One of the more powerful days I experienced as a Carpe Diem educator was along our trek in Guatemala toward Lake Atitlan. After a full day of hiking up and down and around gorgeous mountain landscapes and humble communities, we still had yet to arrive at our campsite. Our group rustled through our packs to don our headlamps, and began a steep descent through lush tropical forest with weary legs and quickening hearts. With each step, we heard louder the sounds of the raging river which we would need to cross in order to arrive at the flat spot where we would set up our tents. One by one, we accumulated at the ‘landing’ of the river crossing and you could feel each one of us analyzing and calculating the scene: a roaring river below, and the ‘bridges’ that would sustain our bodies were a series of logs of varying sizes and shapes and intermittent gaps in between. Yes, with each other’s support and encouragement, we made it across to our place of rest. The bridges that we judged suspect proved strong and dependable.
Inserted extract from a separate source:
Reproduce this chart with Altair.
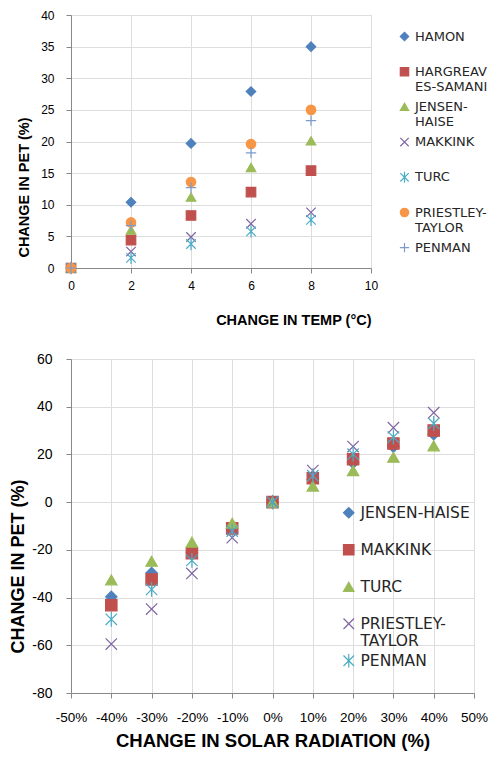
import altair as alt
import pandas as pd

FONT = "DejaVu Sans"

# ---------- top chart: change in temperature ----------
temp = [0, 2, 4, 6, 8]
t_series = ["HAMON", "HARGREAV|ES-SAMANI", "JENSEN-|HAISE", "MAKKINK", "TURC",
            "PRIESTLEY-|TAYLOR", "PENMAN"]
hamon = [0, 10.4, 19.7, 27.9, 35.0]
hargreaves = [0, 4.4, 8.3, 12.0, 15.4]
jensen_t = [0, 6.0, 11.2, 15.9, 20.1]
makkink_t = [0, 2.6, 4.9, 7.0, 8.8]
turc_t = [0, 1.6, 3.8, 5.8, 7.6]
priestley_t = [0, 7.2, 13.6, 19.6, 25.0]
penman_t = [0, 6.7, 12.7, 18.2, 23.3]
t_values = [hamon, hargreaves, jensen_t, makkink_t, turc_t, priestley_t, penman_t]

t_colors = ["#4F81BD", "#C0504D", "#9BBB59", "#8064A2", "#4BACC6", "#F79646", "#7E9BCB"]
t_fill = ["#4F81BD", "#C0504D", "#9BBB59", "transparent", "transparent", "#F79646", "transparent"]
XSHAPE = "M-1,-1L1,1M-1,1L1,-1"
STAR = "M-1,-1L1,1M-1,1L1,-1M0,-1.3L0,1.3"
PLUS = "M-1.1,0L1.1,0M0,-1.1L0,1.1"
t_shapes = ["diamond", "square", "triangle-up", XSHAPE, STAR, "circle", PLUS]

temp_ticks = [0, 2, 4, 6, 8, 10]
pet_ticks_t = [0, 5, 10, 15, 20, 25, 30, 35, 40]

rows = []
for name, vals in zip(t_series, t_values):
    for xv, yv in zip(temp, vals):
        rows.append({"series": name, "x": xv, "y": yv})
df_t = pd.DataFrame(rows)

# ---------- bottom chart: change in solar radiation ----------
rad = [-0.4, -0.3, -0.2, -0.1, 0.0, 0.1, 0.2, 0.3, 0.4]
b_series = ["JENSEN-HAISE", "MAKKINK", "TURC", "PRIESTLEY-|TAYLOR", "PENMAN"]
jensen_b = [-39.7, -29.7, -21.0, -11.0, 0, 9.5, 16.5, 23.2, 28.5]
makkink_b = [-43.2, -32.4, -21.4, -11.0, 0, 10.0, 18.0, 24.6, 30.0]
turc_b = [-32.6, -24.8, -16.8, -8.8, 0, 6.7, 13.2, 18.8, 23.6]
priestley_b = [-59.5, -44.8, -29.9, -14.9, 0, 13.2, 23.3, 31.2, 37.5]
penman_b = [-49.1, -36.6, -24.4, -12.1, 0, 11.1, 20.1, 27.3, 33.0]
b_values = [jensen_b, makkink_b, turc_b, priestley_b, penman_b]

b_colors = ["#4F81BD", "#C0504D", "#9BBB59", "#8064A2", "#4BACC6"]
b_fill = ["#4F81BD", "#C0504D", "#9BBB59", "transparent", "transparent"]
b_shapes = ["diamond", "square", "triangle-up", XSHAPE, STAR]

rad_ticks = [-0.5, -0.4, -0.3, -0.2, -0.1, 0.0, 0.1, 0.2, 0.3, 0.4, 0.5]
pet_ticks_b = [-80, -60, -40, -20, 0, 20, 40, 60]

rows = []
for name, vals in zip(b_series, b_values):
    for xv, yv in zip(rad, vals):
        rows.append({"series": name, "x": xv, "y": yv})
df_b = pd.DataFrame(rows)

# ---------- charts ----------
legend_t = alt.Legend(title=None, orient="none", legendX=327, legendY=15,
                      labelExpr="split(datum.label, '|')",
                      labelFont=FONT, labelFontSize=13, labelColor="#262626",
                      labelBaseline="middle", symbolSize=70, symbolStrokeWidth=1.2,
                      rowPadding=4.2, labelOffset=4, gridAlign="all")

top = alt.Chart(df_t).mark_point(opacity=1, size=90, strokeWidth=1.2).encode(
    x=alt.X("x:Q", scale=alt.Scale(domain=[0, 10], nice=False),
            axis=alt.Axis(values=temp_ticks, title="CHANGE IN TEMP (°C)",
                          titleAnchor="end", titlePadding=22, labelFlush=False,
                          labelFontSize=12, titleFontSize=14.5, labelPadding=7)),
    y=alt.Y("y:Q", scale=alt.Scale(domain=[0, 40], nice=False),
            axis=alt.Axis(values=pet_ticks_t, title="CHANGE IN PET (%)",
                          titleY=172, titlePadding=9,
                          labelFontSize=12, titleFontSize=14.5, labelPadding=12)),
    shape=alt.Shape("series:N", scale=alt.Scale(domain=t_series, range=t_shapes), legend=legend_t),
    stroke=alt.Stroke("series:N", scale=alt.Scale(domain=t_series, range=t_colors), legend=legend_t),
    fill=alt.Fill("series:N", scale=alt.Scale(domain=t_series, range=t_fill), legend=legend_t),
).properties(width=300, height=253)

legend_b = alt.Legend(title=None, orient="none", legendX=270, legendY=146,
                      labelExpr="split(datum.label, '|')",
                      labelFont=FONT, labelFontSize=15.5, labelColor="#262626",
                      labelBaseline="middle", symbolSize=110, symbolStrokeWidth=1.2,
                      rowPadding=1, labelOffset=4, gridAlign="all")

bottom = alt.Chart(df_b).mark_point(opacity=1, size=130, strokeWidth=1.2).encode(
    x=alt.X("x:Q", scale=alt.Scale(domain=[-0.5, 0.5], nice=False),
            axis=alt.Axis(values=rad_ticks, title="CHANGE IN SOLAR RADIATION (%)",
                          labelExpr="round(datum.value * 100) + '%'",
                          titlePadding=8, labelFontSize=13.5, titleFontSize=18.5,
                          labelPadding=12, labelOverlap=False, labelFlush=False)),
    y=alt.Y("y:Q", scale=alt.Scale(domain=[-80, 60], nice=False),
            axis=alt.Axis(values=pet_ticks_b, title="CHANGE IN PET (%)",
                          labelExpr="toString(datum.value)",
                          titleY=207, titlePadding=4,
                          labelFontSize=14, titleFontSize=18, labelPadding=14)),
    shape=alt.Shape("series:N", scale=alt.Scale(domain=b_series, range=b_shapes), legend=legend_b),
    stroke=alt.Stroke("series:N", scale=alt.Scale(domain=b_series, range=b_colors), legend=legend_b),
    fill=alt.Fill("series:N", scale=alt.Scale(domain=b_series, range=b_fill), legend=legend_b),
).properties(width=403, height=334)

chart = alt.vconcat(top, bottom, spacing=24).resolve_scale(
    shape="independent", stroke="independent", fill="independent"
).resolve_legend(
    shape="independent", stroke="independent", fill="independent"
).properties(
    padding={"left": 1, "top": 0, "right": 0, "bottom": 0}
).configure_view(
    stroke="#000000", strokeWidth=1
).configure_axis(
    grid=False, ticks=False, domainColor="#868686", domainWidth=1,
    labelFont=FONT, labelColor="#333333", titleFont=FONT, titleColor="#000000",
    titleFontWeight="bold"
).configure(background="white")

chart.save("out.html", embed_options={"renderer": "svg", "actions": False})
It is that bridge that comes to mind as I reflect on my days last week as an observer at a conference about the Significance of the UN Declaration of the Rights of Indigenous Peoples. The conference was part of a three-week investigation on the part of James Anaya, the UN special Rapporteur, regarding the implementation of the Declaration. The Declaration, adopted by the General Assembly on September 13, 2007 (though not signed by the US until Dec 2010) addresses a wide range of rights including that of self-determination, land, language, gender, identity, cultural heritage and traditional knowledge.
As I sat in the observer row, listening to countless testimonies of Indigenous peoples from Nations of this region, I was struck deeply by this notion: that for many First Nation peoples, the rights of the Declaration are what is necessary to live out their responsibility to the land. For those who have maintained a close link to their heritage, the obligation, in the face of endless exploitation of the earth in the name of this illusory ‘accumulation of wealth’, is to be a voice for all those aspects of our world which do not communicate through words. And this is where I return in my mind’s eye to that bridge in Guatemala. I think of the elders of the First Nations as the delicate bridge between the language of earth and the human ‘civilization’ which we have constructed. For a society that is in many ways broken, in the dark, and in need of revitalization, I have come to believe what is central to coming back into harmony and balance is listening in to the wordless world that surrounds us which invites us to an expansive wisdom.
As I write of expansiveness, it is important for me to speak to these ‘categories’ of which I write. As a non-native director of the Indigenous America program, I walk the lines between our notions of identity lines all the time. What I understand from the Native leaders with whom I speak, we are certainly at a critical time when we need to come together in the transcendent space beyond ‘us’ and ‘them’; at the same time, I understand Indigenous peoples to have an ancestral linkage to a certain way of seeing before which I will always humbly situate myself as student.
To look with honesty into the history of the settler’s treatment of the original people who walked this land, it seems to me that more than anything we should be grateful that a bridge still exists. May we come to acknowledge its message and honor its wisdom.